Closer to home our elderly relative who was last seen being swept away by the opaque tsunami water was found, almost exactly a month later, under the twisted remains of a strawberry greenhouse. He was finally laid to rest in the family grave three months and seven days after the disaster. The sheer number of bodies and a crippled infrastructure meant long delays before the dead could be identified, cremated, and buried. Existing morgue facilities where overwhelmed and the deceased had to be temporarily accommodated in temples, town halls, and any other available facility. Not far from where we live a bowling alley had become sort of a transit lounge for hundreds of the fallen, waiting to be claimed by family and taken to their final resting place.

Our personal experience, to use a somewhat inappropriate analogy, is a mere drop in the ocean. The impact on the entire population of Japan has been enormous, and the after effects are still rippling around the globe. We had been through two prodigious natural disasters, related and unavoidable, immediately followed by a manmade disaster that could and should have been avoided. The latter will be a burden for decades to come.

The earthquake had moved the island eastward by 2.4 meters, and some coastal areas had sunk by as much as 0.6 meters. The quake was so powerful that it shifted the earth’s axis by somewhere between 10 and 25 centimeters (estimates vary). This last effect has actually shortened the length of our days by a small amount. At the time of writing 18,539 people are dead or missing, and several hundred thousand more are homeless. It is important to note that some who lost their homes and livelihoods were not directly affected by the earthquake or tsunami, but were displaced by the manmade nuclear disaster and would already be well on their way to recovery if it had not occurred.
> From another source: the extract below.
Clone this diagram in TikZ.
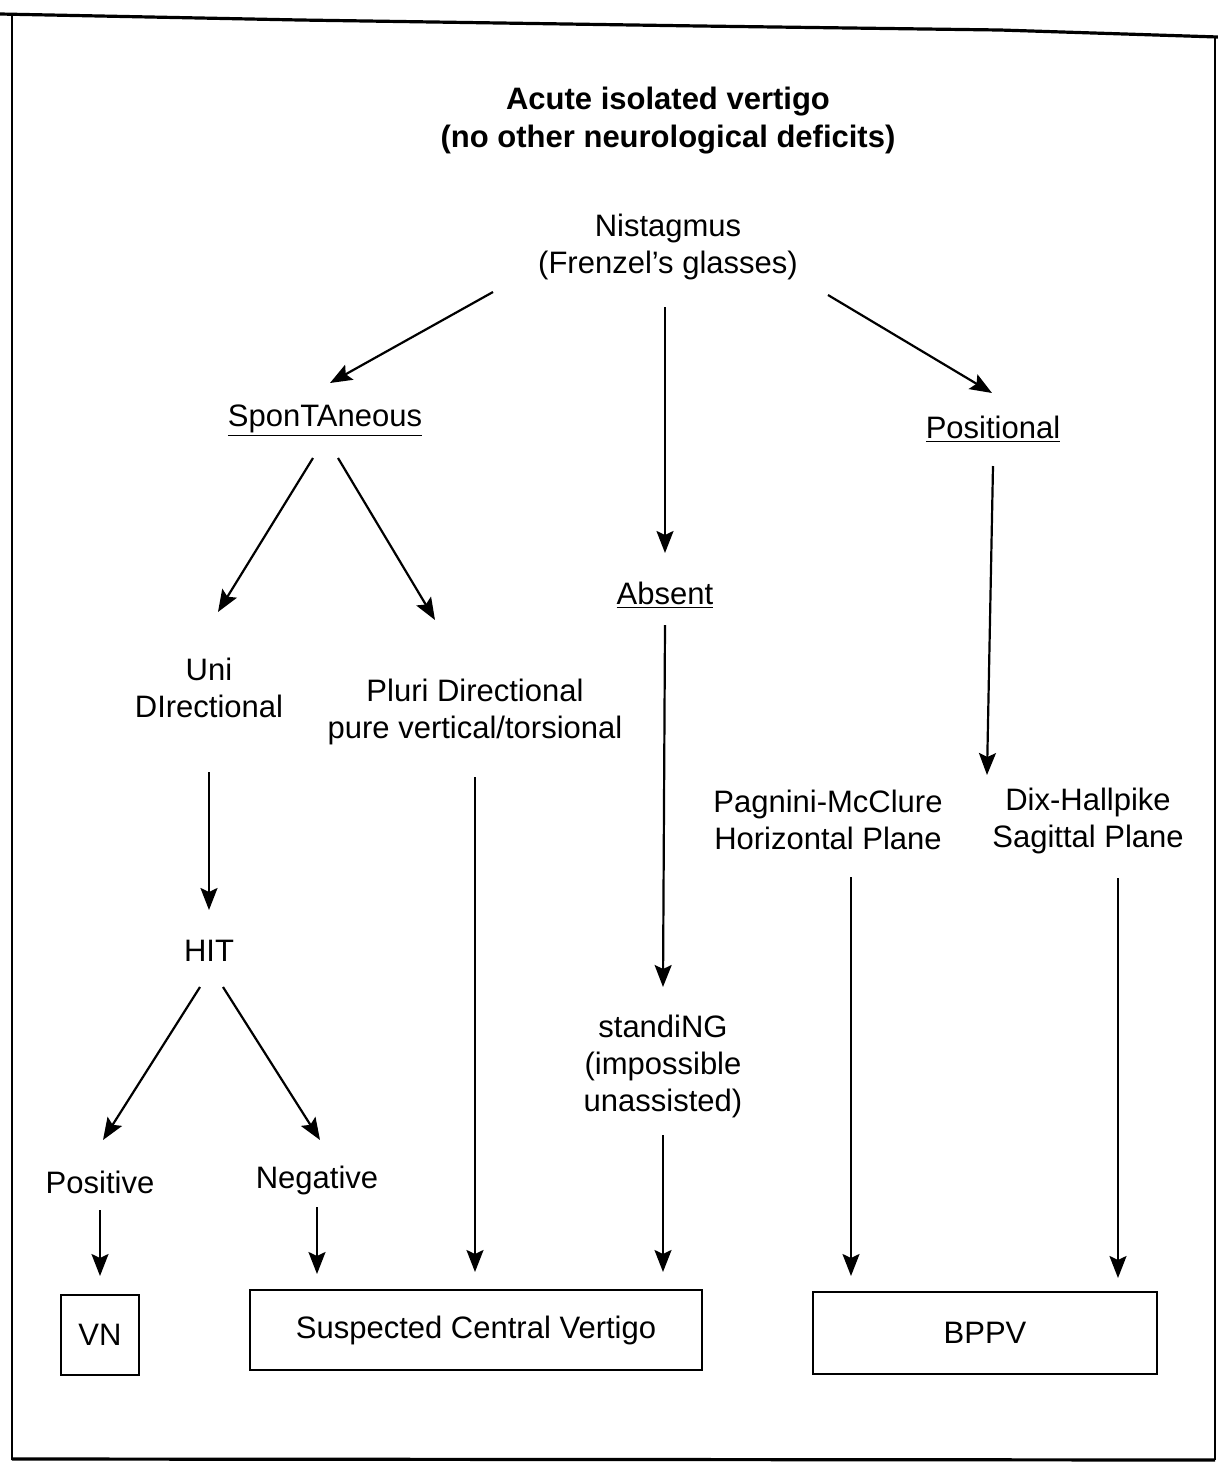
\documentclass[tikz,border=0pt]{standalone}
\usepackage{fontspec}
\setmainfont{Liberation Sans}
\usetikzlibrary{arrows.meta,calc}
\begin{document}
\begin{tikzpicture}[x=0.5pt,y=-0.5pt,
  txt/.style={align=center,inner sep=0pt,font=\fontsize{15.5pt}{18.5pt}\selectfont},
  ttl/.style={align=center,inner sep=0pt,font=\fontsize{15.5pt}{19pt}\selectfont\bfseries},
  outbox/.style={draw,line width=0.9pt,inner sep=0pt,font=\fontsize{15.5pt}{18.5pt}\selectfont},
  arr/.style={line width=1.1pt,-{Stealth[length=11pt,width=8.5pt,inset=2pt]}},
  frame/.style={line width=1.2pt,line join=round}]
\useasboundingbox (0,0) rectangle (1218,1463);
% frame
\draw[frame,line width=1.6pt] (0,14) -- (300,20) -- (700,26) -- (1000,30) -- (1218,37);
\draw[frame] (12,16) -- (12,1460);
\draw[frame] (1215,37) -- (1215,1460);
\draw[frame,line width=1.6pt] (12,1459) -- (1215,1460);
% nodes
\node[ttl] (title) at (668,121) {Acute isolated vertigo\\(no other neurological deficits)};
\node[txt] (nis) at (668,247) {Nistagmus\\(Frenzel's glasses)};
\node[txt] (spon) at (325,421) {\underline{SponTAneous}};
\node[txt] (posl) at (993,429) {\underline{Positional}};
\node[txt] (absent) at (665,595) {\underline{Absent}};
\node[txt] (uni) at (209,688) {Uni\\DIrectional};
\node[txt] (pluri) at (475,712) {Pluri Directional\\pure vertical/torsional};
\node[txt] (pag) at (828,820) {Pagnini-McClure\\Horizontal Plane};
\node[txt] (dix) at (1088,821) {Dix-Hallpike\\Sagittal Plane};
\node[txt] (hit) at (209,951) {HIT};
\node[txt] (stand) at (663,1066) {standiNG\\(impossible\\unassisted)};
\node[txt] (pos) at (100,1182) {Positive};
\node[txt] (neg) at (317,1180) {Negative};
\node[outbox,minimum width=39pt,minimum height=40pt] (vn) at (100,1335) {VN};
\node[outbox,minimum width=226pt,minimum height=40pt] (scv) at (476,1330) {Suspected Central Vertigo};
\node[outbox,minimum width=172pt,minimum height=41pt] (bppv) at (985,1333) {BPPV};
% arrows
\draw[arr] ($(nis)+(-175,45)$) -- ($(spon)+(5,-38)$);
\draw[arr] ($(nis)+(-3,60)$) -- ($(absent)+(0,-42)$);
\draw[arr] ($(nis)+(160,48)$) -- ($(posl)+(-1,-36)$);
\draw[arr] ($(spon)+(-12,37)$) -- ($(uni)+(9,-76)$);
\draw[arr] ($(spon)+(13,37)$) -- ($(pluri)+(-40,-92)$);
\draw[arr] ($(posl)+(0,37)$) -- ($(dix)+(-101,-46)$);
\draw[arr] ($(absent)+(0,30)$) -- ($(stand)+(0,-79)$);
\draw[arr] ($(uni)+(0,84)$) -- ($(hit)+(0,-41)$);
\draw[arr] ($(pluri)+(0,65)$) -- ($(scv)+(-1,-58)$);
\draw[arr] ($(pag)+(23,57)$) -- ($(bppv)+(-134,-57)$);
\draw[arr] ($(dix)+(30,57)$) -- ($(bppv)+(133,-55)$);
\draw[arr] ($(hit)+(-9,36)$) -- ($(pos)+(3,-42)$);
\draw[arr] ($(hit)+(14,36)$) -- ($(neg)+(3,-40)$);
\draw[arr] ($(pos)+(0,28)$) -- ($(vn)+(0,-59)$);
\draw[arr] ($(neg)+(0,27)$) -- ($(scv)+(-159,-56)$);
\draw[arr] ($(stand)+(0,69)$) -- ($(scv)+(187,-58)$);
\end{tikzpicture}
\end{document}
Less visible consequences include an alarming rise in mental health issues and alcohol abuse.

The Tohoku region will recover from the natural disasters. That process is already underway. The determination and resolve are palpable. The nuclear cleanup is another matter. TEPCO continue to fudge and bumble while the nation and the world are forced to stare helplessly down the barrel of a loaded but crippled nuclear gun that could go off at any moment. Two and a half years after the triple meltdown TEPCO are finally, reluctantly, admitting that they might need outside help. How humiliating. How they must have choked on their pride.

The alert reader will have noticed by now that the writer is considerably less forgiving of those who are keeping us in the shadow of nuclear devastation than he is of nature. I doubt that anyone who has been victimized by this mess would disagree. But rather than focusing attention where it is needed, on restoring the dignity and hope of human beings who have been cruelly uprooted and cast into non-existence, the lords of the nuclear village are doing all they can to downplay the plight of the victims as well as their own malfeasance and reclaim their thrones of influence and power.

We can and must be prepared for natural disasters. They will occur no matter what. But potential causes of manmade disasters that threaten life and subsistence should simply not exist. We’re told that newer, safer technology is available. But new will eventually become old, and where people are in control there can be no guarantees. We have a fairly good idea of what to expect from nature. It’s ironic that the weaknesses of our own race are what we need to fear the most.